Modifications to Sample Pooling and Sequencing

Samples and sample pooling

Library constructions were obtained as indicated in our modified protocol for 30 DNA samples extracted from FFPE tumour tissues that passed the qcPCR checkpoint. Final library concentrations were obtained by QPCR (see Additional file 4: Table S3). The 30 samples were divided into two different pool mixes according to following rules:

  1. a.

    If the difference between the lowest concentrations and the average concentration was more than 4 times, we used all library preparation product for the lower concentrations and then we adjusted the rest of the samples to an equal concentration.

  2. b.

    If the difference was smaller, we mixed all the library preparation products from all the samples.

Final pool volume from sample mixes was approximated 100 μl, with an expected concentration much below that required for sequencing, according to manufacturer’s indications. Hence, we used a Savant SpeedVac Concentrator (Thermo Scientific) to concentrate our library pools until a final desirable volume of 15–20 μl. Final concentration was obtained by using QPCR, according to manufacturer’s indications.

Modifications to pre-sequencing mix preparation

According to the manufacturer, standard procedure to handle library pool prior to sequencing is:

  1. a.

    Dilute library pool to 2 nM if necessary

  2. b.

    Add 5 μl of 2 nM library pool to 5 μl of 0.2 N NaOH

  3. c.

    Add 990 μl HT1 buffer to the 10 μl denature pool to reach a final concentration of 10 pM

We decided to modify the standard procedure taking into account the following limitations:

  • Minimum volume of HT1 Buffer should be 600 μl.

  • Maximum NaOH final concentration should be 0.0025 N.

  • Minimum final pool concentration should be 8 pM

First, HT1 Buffer volume was reduced to 600 μl, calculating the theoretical library concentration using standard formula:

$$ Ci\times Vi= Cf\times V\mathrm{f}; $$

being Ci the initial pool concentration, Vi the initial volume, Cf the final theoretical concentration and Vf the final volume.
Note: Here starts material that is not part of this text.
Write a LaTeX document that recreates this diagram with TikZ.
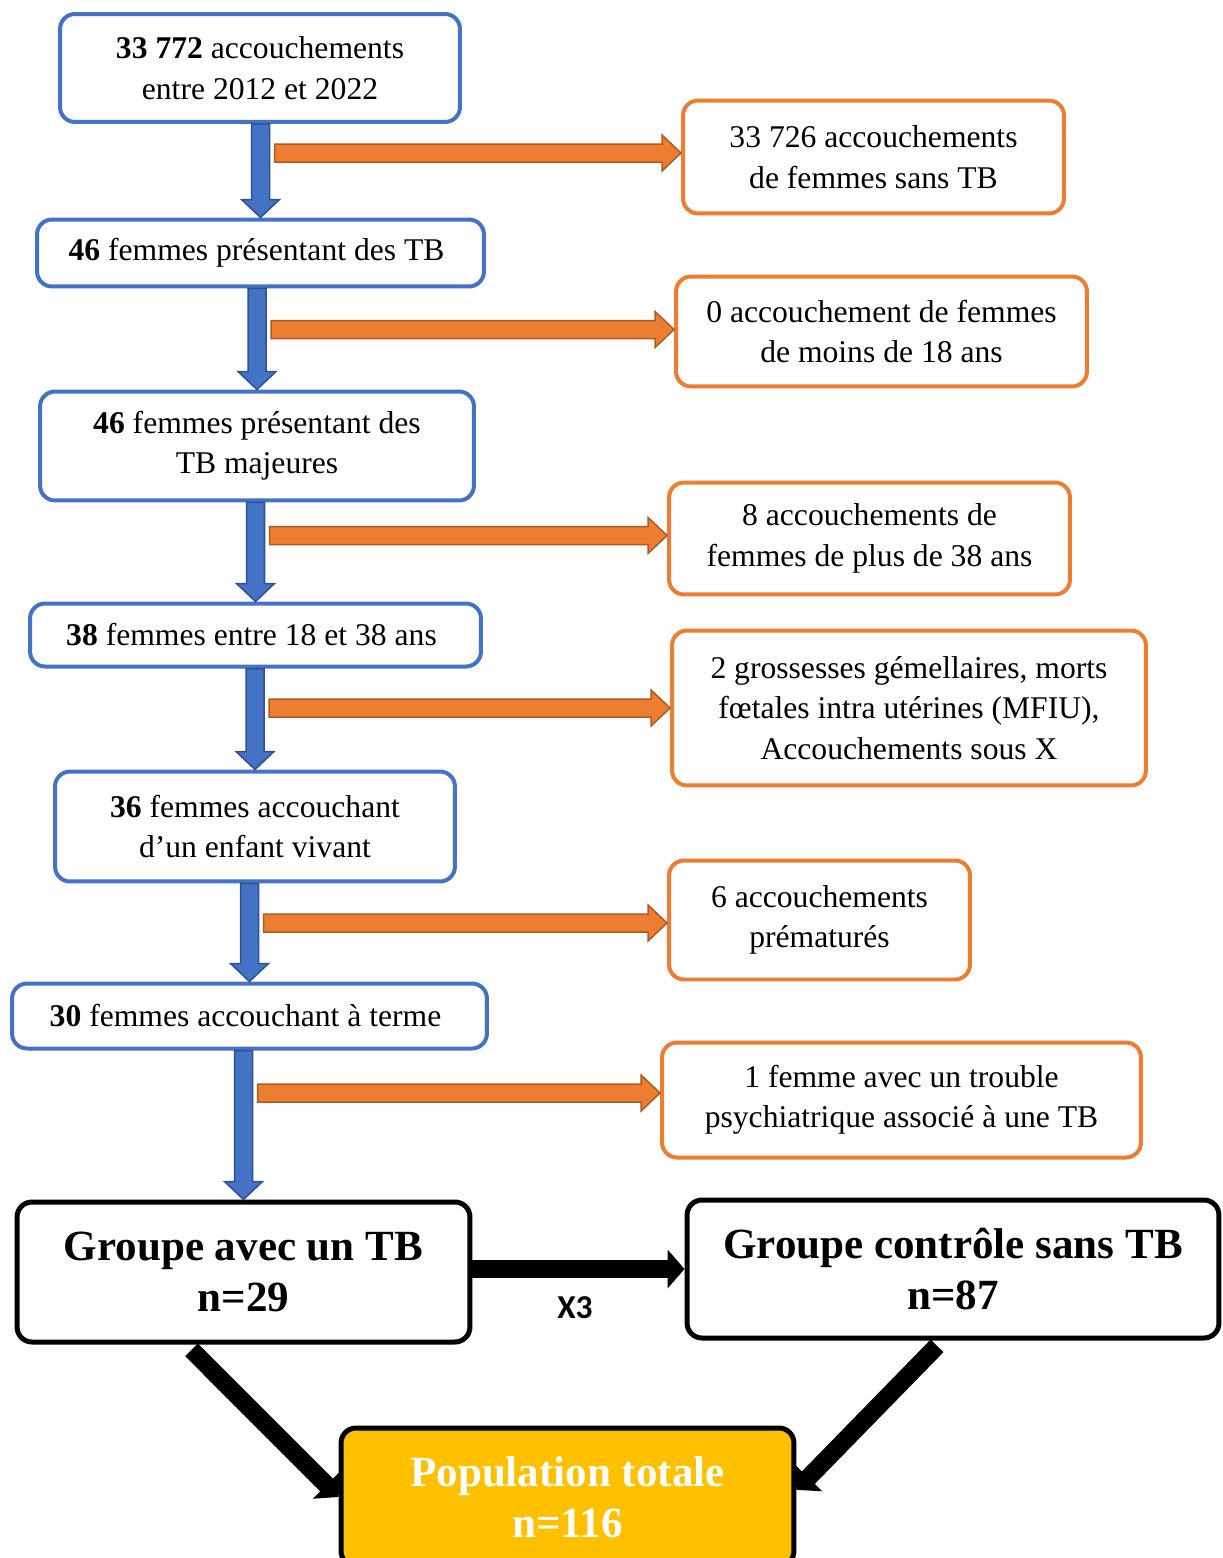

If the Cf obtained was higher or close to 8 pM, the pool was considered suitable for sequencing. However, if the Cf obtained was lower than 8 pM, pool mix was obtained as follows:

  1. a.

    Add 1 μl of 1 N NaOH solution to 9 μl of library pool.

  2. b.

    Add 600 μl of HT1 buffer

NOTE

Sequencing of all the library pools was performed in a Miseq platform (Illumina) with paired-end protocol and v2 chemistry (300 cycles).